Um dos maiores campeões do carnaval de São Paulo, em 2009, 2012, 2013 e 2014 pela Mocidade Alegre, onde filho de uma passista frequentava a escola desde menino; e um campeonato pela Águia de Ouro em 2020, Sidnei França está confiante que o enredo de 2025 da Estação Primeira tem condição de lutar pelo título no Grupo Especial, considerado a elite do carnaval do Rio.
“Aqui chegaram pretos enfermos outros até já mortos nos porões dos navios, os tumbeiros e eles eram jogados na região da Pequena África, próximo ao Cais do Valongo [região portuária do Rio].Ali era uma cova rasa, uma cova onde não havia identificação de corpos e não havia respeito”, disse à Agência Brasil, destacando um dos motivos para contar essa história que marca muito as características da sociedade carioca que mistura indígenas, colonizadores europeus e, principalmente, população preta que veio escravizada de África.
Rio de Janeiro (RJ) 03/02/2025 – Entrevista com o carnavalesco Sidnei França, da Estação Primeira de Mangueira, no barracão da escola, na Cidade do Samba, sobre o enredo "À Flor da Terra – No Rio da Negritude Entre Dores e Paixões". Foto: Fernando Frazão/Agência Brasil - Fernando Frazão/Agência Brasil
“A morte para o povo preto no Rio de Janeiro não era a morte física, a ausência da vida. Era o rompimento com os laços ancestrais que o homem branco causava, que inclusive era uma ferramenta de colonização. Quando você rompe com a questão identitária, você mata duas vezes”, completou, dizendo que todos esses códigos estão presentes na escolha do tema para o carnaval 2025 da Mangueira, prontamente entendidos pela diretoria da escola e gerando imediato sentimento de identificação.

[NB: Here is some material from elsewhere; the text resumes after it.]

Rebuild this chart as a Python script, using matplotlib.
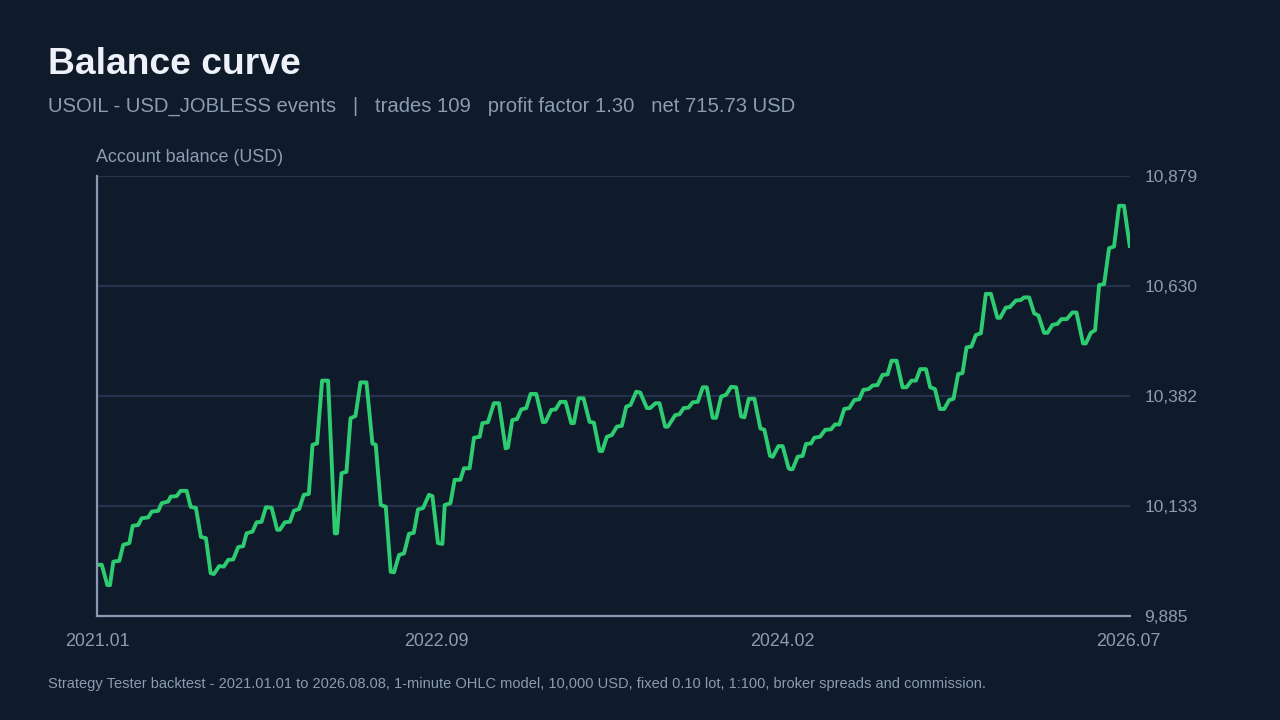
"""Balance curve - USOIL / USD_JOBLESS strategy tester backtest, dark theme."""
import matplotlib
matplotlib.use("Agg")
import matplotlib.pyplot as plt
from matplotlib.ticker import FuncFormatter

plt.rcParams["font.family"] = ["Liberation Sans", "DejaVu Sans"]

BG = "#0f1a2b"
GREEN = "#2ecc71"
GRID = "#24334a"
SPINE = "#8a9ab2"
MUTED = "#8d9cb1"
TITLE = "#eef2f8"

# x = position along the trade sequence (0..109), y = account balance in USD
curve_x = [
    0.0, 0.50, 1.09, 1.37, 1.72, 2.35, 2.77, 3.41, 3.76, 4.35, 4.71, 5.41, 5.77, 6.46,
    6.82, 7.52, 7.77, 8.40, 8.82, 9.46, 9.88, 10.44, 10.96, 11.49, 11.99, 12.33, 12.89,
    13.39, 13.84, 14.37, 14.90, 15.42, 15.78, 16.41, 16.84, 17.36, 17.82, 18.42, 19.01,
    19.29, 19.82, 20.35, 20.77, 21.33, 21.82, 22.35, 22.74, 23.22, 23.75, 24.38, 24.74,
    25.09, 25.33, 25.80, 26.32, 26.75, 27.27, 27.80, 28.43, 29.06, 29.41, 29.94, 30.47,
    30.99, 31.34, 31.87, 32.40, 32.92, 33.42, 33.87, 34.40, 35.03, 35.39, 35.98, 36.44,
    36.69, 37.29, 37.74, 38.34, 38.72, 39.32, 39.78, 40.38, 40.66, 41.25, 41.88, 42.41,
    43.12, 43.36, 43.82, 44.31, 44.77, 45.30, 45.75, 46.35, 47.05, 47.33, 47.93, 48.39,
    48.88, 49.44, 50.04, 50.32, 50.81, 51.34, 51.97, 52.43, 53.03, 53.31, 53.80, 54.32,
    54.85, 55.38, 55.84, 56.30, 56.90, 57.32, 58.02, 58.37, 58.93, 59.35, 59.95, 60.23,
    61.01, 61.46, 61.91, 62.41, 62.86, 63.39, 63.92, 64.34, 64.97, 65.33, 65.86, 66.38,
    66.91, 67.44, 67.96, 68.31, 68.77, 69.37, 70.00, 70.42, 71.02, 71.30, 71.90, 72.35,
    72.98, 73.13, 73.40, 73.93, 74.46, 74.82, 75.34, 75.69, 76.29, 76.85, 77.45, 77.87,
    78.33, 78.85, 79.38, 79.91, 80.44, 80.86, 81.42, 81.84, 82.36, 82.89, 83.42, 83.84,
    84.37, 85.00, 85.42, 85.95, 86.41, 86.86, 87.47, 87.92, 88.42, 88.94, 89.40, 89.92,
    90.38, 90.87, 91.33, 91.75, 92.27, 92.74, 93.27, 93.79, 94.32, 95.01, 95.30, 95.90,
    96.32, 96.96, 97.48, 97.83, 98.36, 98.89, 99.34, 99.94, 100.29, 100.82, 101.34,
    101.76, 102.33, 102.92, 103.35, 104.05, 104.34, 104.87, 105.32, 105.74, 106.27,
    106.79, 107.32, 107.85, 108.37, 109.0,
]
curve_balance = [
    10000, 10000, 9954, 9954, 10007, 10009, 10045, 10049, 10088, 10090, 10105, 10107,
    10120, 10122, 10139, 10143, 10154, 10155, 10167, 10167, 10131, 10128, 10063, 10060,
    9981, 9979, 9997, 9996, 10011, 10012, 10040, 10042, 10071, 10075, 10096, 10097,
    10130, 10129, 10079, 10079, 10096, 10097, 10122, 10126, 10158, 10160, 10271, 10274,
    10416, 10416, 10244, 10071, 10071, 10207, 10210, 10331, 10336, 10412, 10412, 10274,
    10271, 10135, 10131, 9984, 9983, 10022, 10026, 10070, 10072, 10125, 10128, 10158,
    10155, 10049, 10047, 10135, 10139, 10192, 10192, 10218, 10218, 10287, 10289, 10320,
    10322, 10365, 10365, 10263, 10265, 10327, 10329, 10351, 10354, 10386, 10386, 10322,
    10323, 10350, 10351, 10368, 10368, 10320, 10320, 10376, 10376, 10323, 10321, 10257,
    10257, 10289, 10293, 10312, 10314, 10357, 10361, 10391, 10389, 10354, 10354, 10365,
    10365, 10312, 10312, 10338, 10340, 10354, 10355, 10367, 10368, 10401, 10401, 10332,
    10332, 10380, 10384, 10402, 10401, 10335, 10333, 10375, 10375, 10308, 10305, 10246,
    10244, 10268, 10268, 10218, 10216, 10216, 10244, 10246, 10273, 10274, 10287, 10289,
    10305, 10306, 10317, 10317, 10352, 10354, 10372, 10374, 10395, 10397, 10405, 10406,
    10429, 10430, 10461, 10461, 10401, 10401, 10416, 10416, 10442, 10442, 10401, 10397,
    10352, 10352, 10372, 10375, 10431, 10433, 10491, 10493, 10519, 10523, 10612, 10612,
    10558, 10558, 10581, 10582, 10597, 10598, 10604, 10604, 10568, 10563, 10524, 10524,
    10542, 10544, 10555, 10555, 10570, 10570, 10500, 10500, 10524, 10530, 10632, 10634,
    10715, 10719, 10811, 10811, 10716,
]

y_ticks = [9885, 10133, 10382, 10630, 10879]
x_tick_pos = [0, 35.8, 72.3, 108.8]
x_tick_labels = ["2021.01", "2022.09", "2024.02", "2026.07"]

fig = plt.figure(figsize=(12.8, 7.2), dpi=100, facecolor=BG)
ax = fig.add_axes([0.0758, 0.1449, 0.8070, 0.6111], facecolor=BG)

ax.plot(curve_x, curve_balance, color=GREEN, lw=2.8, solid_joinstyle="round",
        solid_capstyle="butt", zorder=3)

ax.set_xlim(0, 109)
ax.set_ylim(y_ticks[0], y_ticks[-1])
ax.set_yticks(y_ticks)
ax.yaxis.set_major_formatter(FuncFormatter(lambda v, _: f"{v:,.0f}"))
ax.yaxis.tick_right()
ax.set_xticks(x_tick_pos)
ax.set_xticklabels(x_tick_labels)
ax.tick_params(axis="y", length=0, pad=10.5, labelsize=12.5, labelcolor=MUTED)
ax.tick_params(axis="x", length=0, pad=12.5, labelsize=12.9, labelcolor=MUTED)

ax.grid(axis="y", color=GRID, lw=1.6, zorder=1)
ax.grid(axis="x", visible=False)
for side in ("top", "right"):
    ax.spines[side].set_visible(False)
for side in ("left", "bottom"):
    ax.spines[side].set_color(SPINE)
    ax.spines[side].set_linewidth(1.6)
    ax.spines[side].set_zorder(4)

fig.text(48 / 1280, 1 - 74.5 / 720, "Balance curve", fontsize=26.8, fontweight="bold",
         color=TITLE, ha="left", va="baseline")
fig.text(48 / 1280, 1 - 111.5 / 720,
         "USOIL - USD_JOBLESS events   |   trades 109   profit factor 1.30   net 715.73 USD",
         fontsize=14.55, color=MUTED, ha="left", va="baseline")
fig.text(96 / 1280, 1 - 162.5 / 720, "Account balance (USD)", fontsize=12.9,
         color=MUTED, ha="left", va="baseline")
fig.text(48 / 1280, 1 - 688 / 720,
         "Strategy Tester backtest - 2021.01.01 to 2026.08.08, 1-minute OHLC model, "
         "10,000 USD, fixed 0.10 lot, 1:100, broker spreads and commission.",
         fontsize=10.5, color=MUTED, ha="left", va="baseline")

fig.savefig("out.png", dpi=100, facecolor=BG)
plt.close(fig)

Segundo Sidnei, 80% dos negros desembarcados no Rio eram da cultura Bantu da África Central, que entre outros países compreende os dois Congos, Angola. A predominância levou à escolha de basear o enredo na cultura Bantu Nosso discurso é bantu até em respeito a essa predominância, essa maioria que tem nas estatísticas. A cultura Bantu entende essa travessia como uma força espiritual que vai muito além de um tráfico que o homem branco praticou.
“A ideia não é reforçar o viés de passividade, de conformismo e muito menos de vitimização jamais. Vamos mostrar da perspectiva preta o tempo inteiro”, revelou.
A identificação do Morro da Mangueira e de componentes da escola com o enredo foi automática. Adoram se reconhecer no tema que a escola apresenta na Sapucaí. Na visão do carnavalesco por ser uma escola tradicional, quilombada e a única do Grupo Especial do Rio, que tem a sua sede no Morro, na favela de fato, para a Mangueira esse discurso identitário, racial, étnico e até mesmo sociocultural é muito forte. Uma escola como a Mangueira levar para o seu desfile esse discurso da identidade preta essencialmente carioca é muito valoroso.
Enredo
Para contar tudo isso, o carnavalesco dividiu o enredo em setores. O desfile começa pela travessia de pretos escravizados da África para o Rio. Para tratar da religiosidade, segue com as práticas de sincretismo com a identificação de santos católicos com orixás do candomblé e da umbanda, como São Jorge e Ogum, e que ainda hoje são muito fortes e não é percebida como influência Bantu.